Review: The rap-metal vets headlined Tuesday’s grandstand concert, but it’s hard to compete with a messiah-like actor.
What an appropriate name for a concert at the Minnesota State Fair grandstand: The Carnivores Tour. Only problem was that the show’s most famous performer is well known to be a vegan.
Whether Oscar-winning actor Jared Leto managed to find something to eat amid the fair’s meaty, buttery, fatty offerings Tuesday, the “Dallas Buyers Club” star should have been happy about playing to his thickest Twin Cities crowd yet, after more than a decade of steady gigging here with his drama-heavy rock band 30 Seconds to Mars.
Leto’s group opened up for rap-rock kingpins and former arena headliners Linkin Park, and it was debatable which band had more appeal to the 14,454 fans. However, there wasn’t much debate over which group put on the more ecstatic, captivating, wow of a performance.
If God handed out job titles at birth, Leto’s certificate would have read “rock star” even before “actor” — and certainly before “singer” (he’s emotive but indistinctive vocally). A 42-year-old who looks 29, he could be fronting a polka band and he’d still give Jim Morrison and Bono a run for their showman money, what with his grandiose gesturing, poetic lyrics and oozing charisma.
From the get-go Tuesday, Leto worked the crowd like he was in front of disciples, constantly doling out such messianic stage banter as “We believe in you. Do you believe in us?” His Jesus-like comments matched his long, pretty locks and woolly beard. He even ran easily through the crowd and up into the grandstand during the hit “Kings and Queens” as if he were walking on water.
Musically, 30 Seconds to Mars sounded less than miraculous, like a second-rate U2 knockoff with a metallic backbone.
The high point of its set was the whirringly climactic “This Is War” and the fervent final song “Closer to the Edge,” for which Leto invited about 50 dancing fans onstage. The low point was Leto’s solo-acoustic turn on “The Kill” just before the finale, which sounded like a passionate dorm-room YouTube upload from a depressed, college freshman. He had his shirt off by then, though, so at least half the crowd didn’t seem to notice.
Compared to Leto’s good looks and romantic aesthetic, Linkin Park seemed just plain ugly — in a good way at first, as the band opened up with the new thrash-punky roarer “Guilty All the Same” and had the crowd raging a few songs later with the bleak hit “One Step Closer.”
One of the biggest bands in rock in the early ’00s, Linkin Park never had much in the charisma or showman department even back then. With his closely shaven head and Squiggy voice, the band’s grrr-ing co-leader, Chester Bennington, came off like the anti-Jared Leto. He spent most of the night clenching his microphone tightly and leaning over in a pained, balled-up position.
Two things Linkin Park still does well is offer a high-tech visual barrage (which makes up the charisma shortfall) and incorporate hip-hop beats into its crunchy, metallic sound.
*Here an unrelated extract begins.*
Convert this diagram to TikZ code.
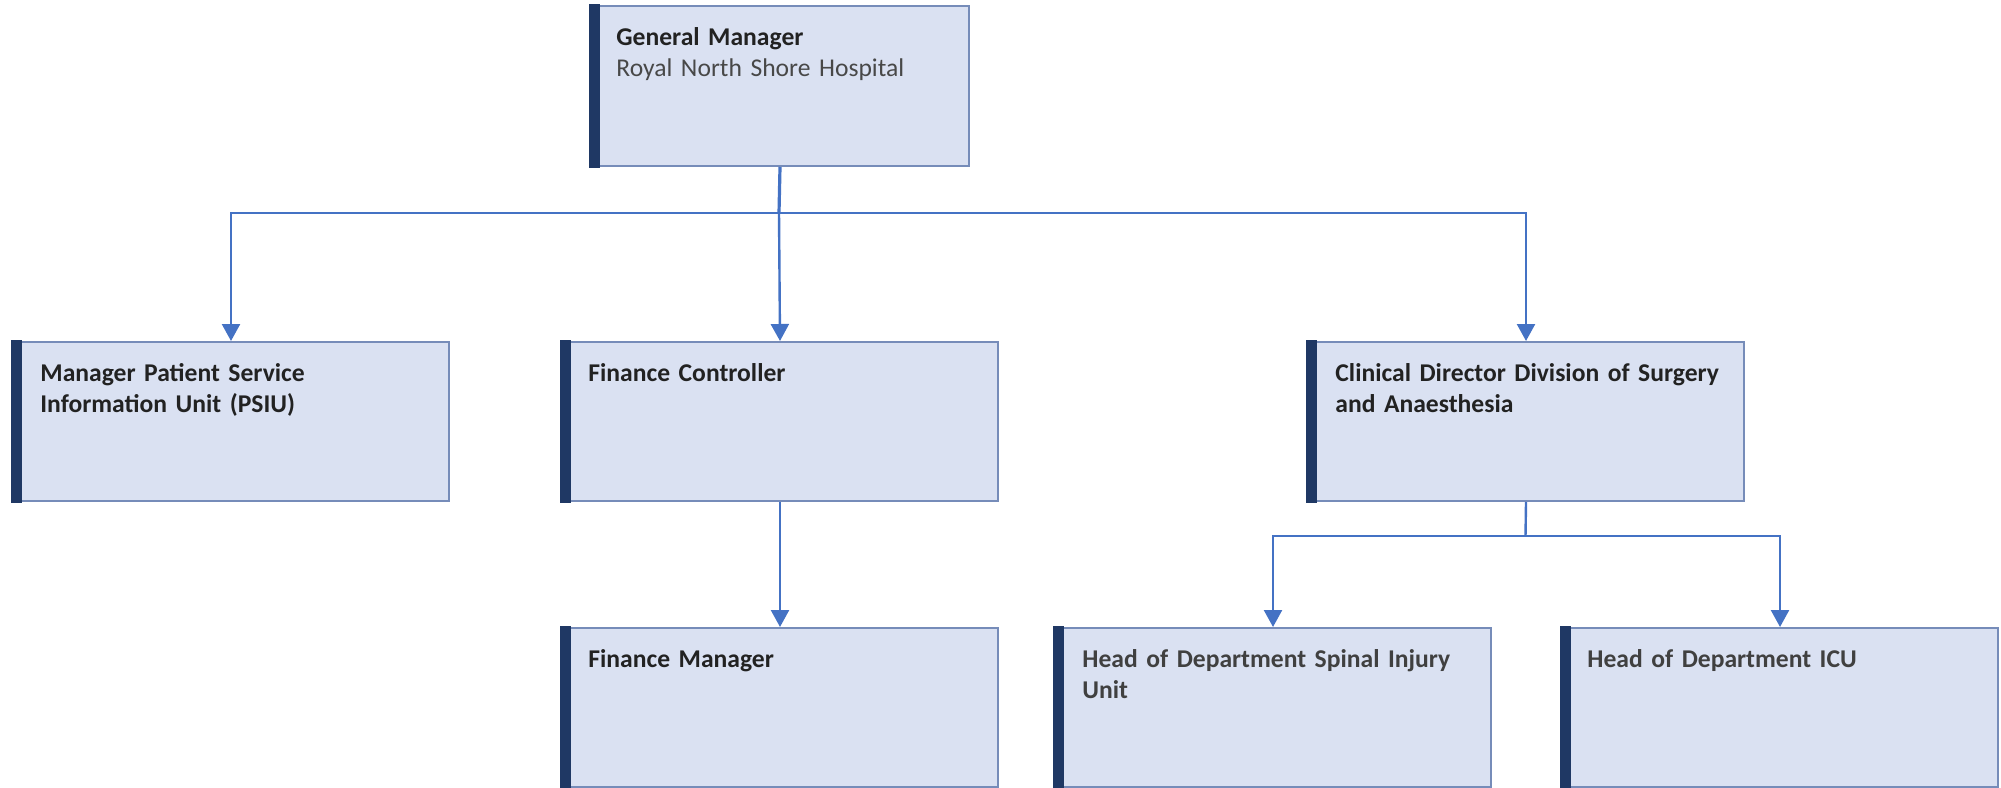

The V-shaped video screens and myriad moody lights did not disappoint Tuesday, and neither did some of rapping co-vocalist Mike Shinoda’s feistiest moments, including “Remember the Name” — although that one and several other oldies were abbreviated to make room for a drum solo and less impactful new songs. Lord only knows what they were thinking. Or maybe Jared knows.